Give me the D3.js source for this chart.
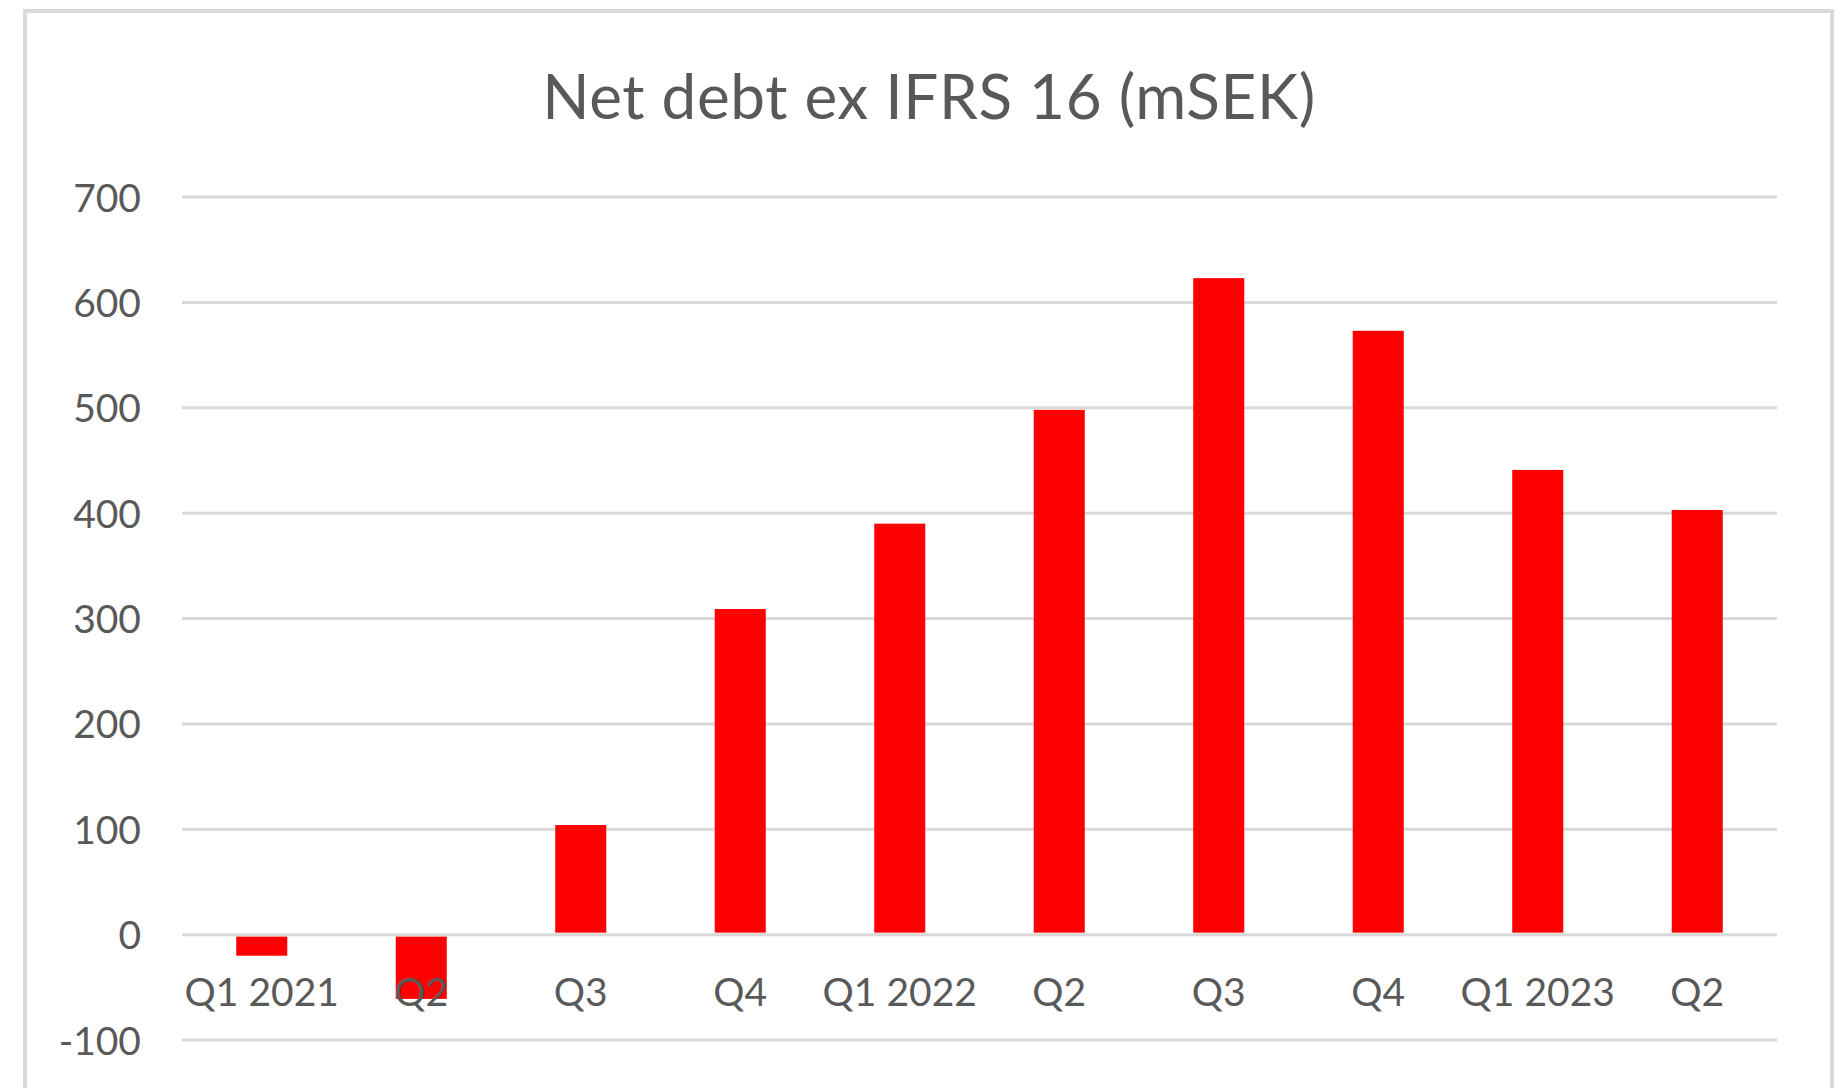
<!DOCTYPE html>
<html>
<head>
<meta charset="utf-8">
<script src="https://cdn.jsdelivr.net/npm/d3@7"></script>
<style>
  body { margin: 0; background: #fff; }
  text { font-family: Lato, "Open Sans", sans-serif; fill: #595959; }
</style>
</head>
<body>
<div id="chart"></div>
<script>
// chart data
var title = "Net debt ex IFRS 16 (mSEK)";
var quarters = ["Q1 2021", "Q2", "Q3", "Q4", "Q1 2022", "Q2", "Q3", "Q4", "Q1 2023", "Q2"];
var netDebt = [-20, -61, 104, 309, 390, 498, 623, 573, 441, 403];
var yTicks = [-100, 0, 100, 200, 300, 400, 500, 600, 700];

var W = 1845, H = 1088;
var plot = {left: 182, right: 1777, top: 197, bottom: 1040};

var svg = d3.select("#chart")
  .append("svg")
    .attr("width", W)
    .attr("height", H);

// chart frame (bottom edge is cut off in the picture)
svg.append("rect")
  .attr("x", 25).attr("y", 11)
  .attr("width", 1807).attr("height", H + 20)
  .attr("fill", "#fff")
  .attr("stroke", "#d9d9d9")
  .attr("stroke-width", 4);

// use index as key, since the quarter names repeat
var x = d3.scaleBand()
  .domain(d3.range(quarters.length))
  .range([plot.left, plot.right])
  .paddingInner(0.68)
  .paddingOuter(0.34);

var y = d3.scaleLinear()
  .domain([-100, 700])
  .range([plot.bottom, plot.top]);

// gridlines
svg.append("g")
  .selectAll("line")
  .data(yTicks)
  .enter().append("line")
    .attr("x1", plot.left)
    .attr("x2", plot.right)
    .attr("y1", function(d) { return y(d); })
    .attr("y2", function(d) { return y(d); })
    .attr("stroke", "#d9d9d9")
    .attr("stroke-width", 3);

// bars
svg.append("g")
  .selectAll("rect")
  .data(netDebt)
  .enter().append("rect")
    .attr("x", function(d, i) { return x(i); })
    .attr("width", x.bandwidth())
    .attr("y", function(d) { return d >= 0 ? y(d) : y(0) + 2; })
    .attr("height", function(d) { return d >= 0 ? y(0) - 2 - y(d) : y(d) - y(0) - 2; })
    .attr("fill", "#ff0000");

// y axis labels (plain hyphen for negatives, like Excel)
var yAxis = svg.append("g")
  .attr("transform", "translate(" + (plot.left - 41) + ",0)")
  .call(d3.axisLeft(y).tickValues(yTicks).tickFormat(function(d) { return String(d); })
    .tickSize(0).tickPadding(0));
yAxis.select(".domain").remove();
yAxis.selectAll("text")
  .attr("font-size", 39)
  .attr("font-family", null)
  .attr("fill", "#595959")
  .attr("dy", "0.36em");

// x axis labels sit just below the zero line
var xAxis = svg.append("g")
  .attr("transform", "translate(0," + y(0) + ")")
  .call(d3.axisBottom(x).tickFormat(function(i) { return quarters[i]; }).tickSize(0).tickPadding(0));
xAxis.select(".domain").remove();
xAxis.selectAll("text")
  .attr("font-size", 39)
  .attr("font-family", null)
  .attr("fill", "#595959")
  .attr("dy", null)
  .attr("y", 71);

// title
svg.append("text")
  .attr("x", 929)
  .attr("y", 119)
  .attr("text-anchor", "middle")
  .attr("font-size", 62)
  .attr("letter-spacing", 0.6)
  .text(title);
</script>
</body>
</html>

● TO DO: Every line above should be repeated exactly; pictures stay out of the copy.

● ANSWER IN FULL:
Give me the D3.js source for this chart.
<!DOCTYPE html>
<html>
<head>
<meta charset="utf-8">
<script src="https://cdn.jsdelivr.net/npm/d3@7"></script>
<style>
  body { margin: 0; background: #fff; }
  text { font-family: Lato, "Open Sans", sans-serif; fill: #595959; }
</style>
</head>
<body>
<div id="chart"></div>
<script>
// chart data
var title = "Net debt ex IFRS 16 (mSEK)";
var quarters = ["Q1 2021", "Q2", "Q3", "Q4", "Q1 2022", "Q2", "Q3", "Q4", "Q1 2023", "Q2"];
var netDebt = [-20, -61, 104, 309, 390, 498, 623, 573, 441, 403];
var yTicks = [-100, 0, 100, 200, 300, 400, 500, 600, 700];

var W = 1845, H = 1088;
var plot = {left: 182, right: 1777, top: 197, bottom: 1040};

var svg = d3.select("#chart")
  .append("svg")
    .attr("width", W)
    .attr("height", H);

// chart frame (bottom edge is cut off in the picture)
svg.append("rect")
  .attr("x", 25).attr("y", 11)
  .attr("width", 1807).attr("height", H + 20)
  .attr("fill", "#fff")
  .attr("stroke", "#d9d9d9")
  .attr("stroke-width", 4);

// use index as key, since the quarter names repeat
var x = d3.scaleBand()
  .domain(d3.range(quarters.length))
  .range([plot.left, plot.right])
  .paddingInner(0.68)
  .paddingOuter(0.34);

var y = d3.scaleLinear()
  .domain([-100, 700])
  .range([plot.bottom, plot.top]);

// gridlines
svg.append("g")
  .selectAll("line")
  .data(yTicks)
  .enter().append("line")
    .attr("x1", plot.left)
    .attr("x2", plot.right)
    .attr("y1", function(d) { return y(d); })
    .attr("y2", function(d) { return y(d); })
    .attr("stroke", "#d9d9d9")
    .attr("stroke-width", 3);

// bars
svg.append("g")
  .selectAll("rect")
  .data(netDebt)
  .enter().append("rect")
    .attr("x", function(d, i) { return x(i); })
    .attr("width", x.bandwidth())
    .attr("y", function(d) { return d >= 0 ? y(d) : y(0) + 2; })
    .attr("height", function(d) { return d >= 0 ? y(0) - 2 - y(d) : y(d) - y(0) - 2; })
    .attr("fill", "#ff0000");

// y axis labels (plain hyphen for negatives, like Excel)
var yAxis = svg.append("g")
  .attr("transform", "translate(" + (plot.left - 41) + ",0)")
  .call(d3.axisLeft(y).tickValues(yTicks).tickFormat(function(d) { return String(d); })
    .tickSize(0).tickPadding(0));
yAxis.select(".domain").remove();
yAxis.selectAll("text")
  .attr("font-size", 39)
  .attr("font-family", null)
  .attr("fill", "#595959")
  .attr("dy", "0.36em");

// x axis labels sit just below the zero line
var xAxis = svg.append("g")
  .attr("transform", "translate(0," + y(0) + ")")
  .call(d3.axisBottom(x).tickFormat(function(i) { return quarters[i]; }).tickSize(0).tickPadding(0));
xAxis.select(".domain").remove();
xAxis.selectAll("text")
  .attr("font-size", 39)
  .attr("font-family", null)
  .attr("fill", "#595959")
  .attr("dy", null)
  .attr("y", 71);

// title
svg.append("text")
  .attr("x", 929)
  .attr("y", 119)
  .attr("text-anchor", "middle")
  .attr("font-size", 62)
  .attr("letter-spacing", 0.6)
  .text(title);
</script>
</body>
</html>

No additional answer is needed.